> _Your instructions_: Quote word for word the lines below, beginning with the first and ending with the one that has "bins = list(range(-1050, 0, 10))". Drop the pictures.

> _Dataset extract_:
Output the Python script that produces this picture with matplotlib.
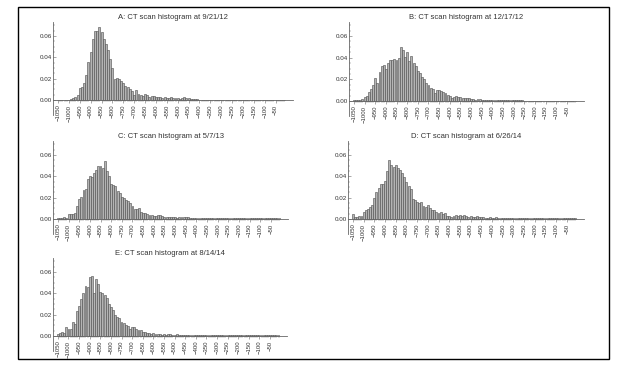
import matplotlib
matplotlib.use("Agg")
import matplotlib.pyplot as plt
import matplotlib.patches as patches
import numpy as np

# bin centres in HU, one bar each
bins = list(range(-1050, 0, 10))

titles = [
    "A: CT scan histogram at 9/21/12",
    "B: CT scan histogram at 12/17/12",
    "C: CT scan histogram at 5/7/13",
    "D: CT scan histogram at 6/26/14",
    "E: CT scan histogram at 8/14/14",
]

hist_a = [0, 0, 0, 0, 0, 0, 0.001, 0.0015, 0.003, 0.005,
          0.011, 0.012, 0.016, 0.023, 0.036, 0.045, 0.057, 0.065, 0.065, 0.068,
          0.064, 0.057, 0.052, 0.047, 0.038, 0.030, 0.020, 0.021, 0.020, 0.018,
          0.016, 0.013, 0.012, 0.010, 0.008, 0.005, 0.009, 0.006, 0.005, 0.004,
          0.006, 0.005, 0.003, 0.004, 0.004, 0.003, 0.003, 0.003, 0.002, 0.003,
          0.002, 0.002, 0.003, 0.002, 0.002, 0.002, 0.001, 0.002, 0.003, 0.002,
          0.002, 0.001, 0.001, 0.001, 0.001, 0, 0, 0, 0, 0,
          0, 0, 0, 0, 0, 0, 0, 0, 0, 0,
          0, 0, 0, 0, 0, 0, 0, 0, 0, 0,
          0, 0, 0, 0, 0, 0, 0, 0, 0, 0,
          0, 0, 0, 0, 0]

hist_b = [0.0005, 0.0005, 0.001, 0.001, 0.002, 0.004, 0.005, 0.008, 0.011, 0.015,
          0.021, 0.017, 0.027, 0.032, 0.033, 0.030, 0.035, 0.038, 0.038, 0.039,
          0.038, 0.040, 0.050, 0.047, 0.041, 0.045, 0.037, 0.042, 0.035, 0.032,
          0.028, 0.026, 0.022, 0.020, 0.017, 0.015, 0.012, 0.011, 0.007, 0.010,
          0.010, 0.009, 0.008, 0.007, 0.006, 0.005, 0.003, 0.004, 0.005, 0.004,
          0.004, 0.003, 0.003, 0.003, 0.003, 0.002, 0.002, 0.001, 0.002, 0.002,
          0.001, 0.001, 0.0005, 0.001, 0.001, 0.001, 0.001, 0.0005, 0.001, 0.001,
          0.001, 0.0005, 0.0005, 0.0005, 0.0005, 0.0005, 0.0005, 0.0005, 0.0005, 0.0005,
          0.0003, 0.0003, 0.0003, 0.0003, 0.0003, 0.0003, 0.0003, 0.0003, 0.0003, 0.0003,
          0.0003, 0.0003, 0.0003, 0.0003, 0.0003, 0.0003, 0.0003, 0.0003, 0.0003, 0.0003,
          0.0003, 0.0003, 0.0003, 0.0003, 0.0003]

hist_c = [0.001, 0.001, 0.001, 0.002, 0.001, 0.005, 0.005, 0.005, 0.006, 0.012,
          0.019, 0.021, 0.027, 0.028, 0.037, 0.040, 0.039, 0.043, 0.046, 0.050,
          0.050, 0.048, 0.054, 0.045, 0.040, 0.033, 0.032, 0.031, 0.026, 0.024,
          0.021, 0.020, 0.018, 0.017, 0.015, 0.012, 0.009, 0.009, 0.010, 0.007,
          0.006, 0.006, 0.005, 0.004, 0.004, 0.003, 0.003, 0.004, 0.004, 0.003,
          0.002, 0.002, 0.002, 0.002, 0.002, 0.002, 0.001, 0.002, 0.002, 0.002,
          0.002, 0.002, 0.001, 0.001, 0.001, 0.001, 0.001, 0.001, 0.001, 0.001,
          0.001, 0.001, 0.0005, 0.0005, 0.0005, 0.0005, 0.0005, 0.0005, 0.0005, 0.0005,
          0.0005, 0.0005, 0.0005, 0.0005, 0.0005, 0.0005, 0.0005, 0.0005, 0.0005, 0.0005,
          0.0005, 0.0005, 0.0005, 0.0005, 0.0005, 0.0005, 0.0005, 0.0005, 0.0005, 0.0005,
          0.0005, 0.0005, 0.0005, 0.0005, 0.0005]

hist_d = [0.005, 0.002, 0.002, 0.003, 0.003, 0.007, 0.008, 0.009, 0.011, 0.013,
          0.020, 0.025, 0.029, 0.033, 0.033, 0.036, 0.045, 0.055, 0.051, 0.049,
          0.051, 0.048, 0.046, 0.043, 0.039, 0.035, 0.031, 0.028, 0.019, 0.018,
          0.016, 0.015, 0.016, 0.012, 0.011, 0.013, 0.010, 0.008, 0.008, 0.007,
          0.006, 0.007, 0.005, 0.006, 0.003, 0.003, 0.002, 0.003, 0.004, 0.003,
          0.004, 0.003, 0.004, 0.003, 0.002, 0.003, 0.002, 0.002, 0.003, 0.002,
          0.002, 0.002, 0.001, 0.001, 0.002, 0.001, 0.001, 0.002, 0.001, 0.001,
          0.001, 0.001, 0.001, 0.001, 0.0005, 0.0005, 0.0005, 0.0005, 0.0005, 0.0005,
          0.0005, 0.0005, 0.0005, 0.0005, 0.0005, 0.0005, 0.0005, 0.0005, 0.0005, 0.0005,
          0.0005, 0.0005, 0.0005, 0.0005, 0.0005, 0.0005, 0.0005, 0.0005, 0.0005, 0.0005,
          0.0005, 0.0005, 0.0005, 0.0005, 0.0005]

hist_e = [0.002, 0.003, 0.004, 0.003, 0.008, 0.007, 0.007, 0.013, 0.011, 0.023,
          0.028, 0.035, 0.040, 0.047, 0.046, 0.055, 0.056, 0.040, 0.053, 0.049,
          0.041, 0.040, 0.038, 0.036, 0.030, 0.027, 0.024, 0.020, 0.018, 0.017,
          0.013, 0.012, 0.010, 0.009, 0.007, 0.008, 0.008, 0.007, 0.006, 0.006,
          0.004, 0.004, 0.003, 0.003, 0.002, 0.003, 0.002, 0.002, 0.002, 0.001,
          0.002, 0.001, 0.002, 0.002, 0.001, 0.001, 0.002, 0.001, 0.001, 0.001,
          0.001, 0.001, 0.0005, 0.001, 0.001, 0.0005, 0.001, 0.0005, 0.0005, 0.001,
          0.0005, 0.0005, 0.0005, 0.0005, 0.0005, 0.0005, 0.0005, 0.0005, 0.0005, 0.0005,
          0.0005, 0.0005, 0.0005, 0.0005, 0.0005, 0.0005, 0.0005, 0.0005, 0.0005, 0.0005,
          0.0005, 0.0005, 0.0005, 0.0005, 0.0005, 0.0005, 0.0005, 0.0005, 0.0005, 0.0005,
          0.0005, 0.0005, 0.0005, 0.0005, 0.0005]

series = [hist_a, hist_b, hist_c, hist_d, hist_e]

W, H = 619, 372
# pixel boxes: left, top, right, zero line
boxes = [(53, 22, 293, 100), (349, 22, 584, 101),
         (53, 141, 288, 219), (348, 141, 584, 219),
         (53, 258, 287, 336)]

plt.rcParams["font.family"] = ["Liberation Sans", "DejaVu Sans"]
fig = plt.figure(figsize=(W / 100, H / 100), dpi=100)

ytop, ybot = 0.073, -0.014
for (l, t, r, z), title, vals in zip(boxes, titles, series):
    px_per = (z - t) / ytop
    b = z + (-ybot) * px_per
    ax = fig.add_axes([l / W, 1 - b / H, (r - l) / W, (b - t) / H])
    x = np.arange(len(bins))
    ax.bar(x, vals, width=0.9, color="#b4b4b4", edgecolor="#4a4a4a", linewidth=0.4)
    ax.set_xlim(-2.3, len(bins) + 3)
    ax.set_ylim(ybot, ytop)
    for s in ["top", "right"]:
        ax.spines[s].set_visible(False)
    ax.spines["bottom"].set_position(("data", 0))
    for s in ["bottom", "left"]:
        ax.spines[s].set_color("#666666")
        ax.spines[s].set_linewidth(0.6)
    major = x[::5]
    ax.set_xticks(major)
    ax.set_xticklabels([("\u2212" + str(abs(bins[i]))) for i in major], rotation=90)
    ax.set_xticks(x, minor=True)
    ax.set_yticks([0, 0.02, 0.04, 0.06])
    ax.set_yticklabels(["0.00", "0.02", "0.04", "0.06"])
    ax.set_yticks(np.arange(0, 0.0725, 0.005), minor=True)
    ax.tick_params(axis="x", which="major", direction="out", length=2.5, width=0.4,
                   labelsize=4.3, pad=0.8, colors="#666666", labelcolor="#333333")
    ax.tick_params(axis="x", which="minor", direction="out", length=1.5, width=0.3,
                   colors="#666666")
    ax.tick_params(axis="y", which="major", direction="in", length=2.5, width=0.4,
                   labelsize=4.5, pad=1, colors="#666666", labelcolor="#333333")
    ax.tick_params(axis="y", which="minor", direction="in", length=1.3, width=0.3,
                   colors="#666666")
    ax.set_title(title, fontsize=5.5, color="#333333", pad=2)

fig.add_artist(patches.Rectangle((18 / W, 1 - 359 / H), (609 - 18) / W, (359 - 7) / H,
                                 transform=fig.transFigure, fill=False,
                                 edgecolor="black", linewidth=1))

fig.savefig("out.png", dpi=100)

> _Exercise response_:
Output the Python script that produces this picture with matplotlib.
import matplotlib
matplotlib.use("Agg")
import matplotlib.pyplot as plt
import matplotlib.patches as patches
import numpy as np

# bin centres in HU, one bar each
bins = list(range(-1050, 0, 10))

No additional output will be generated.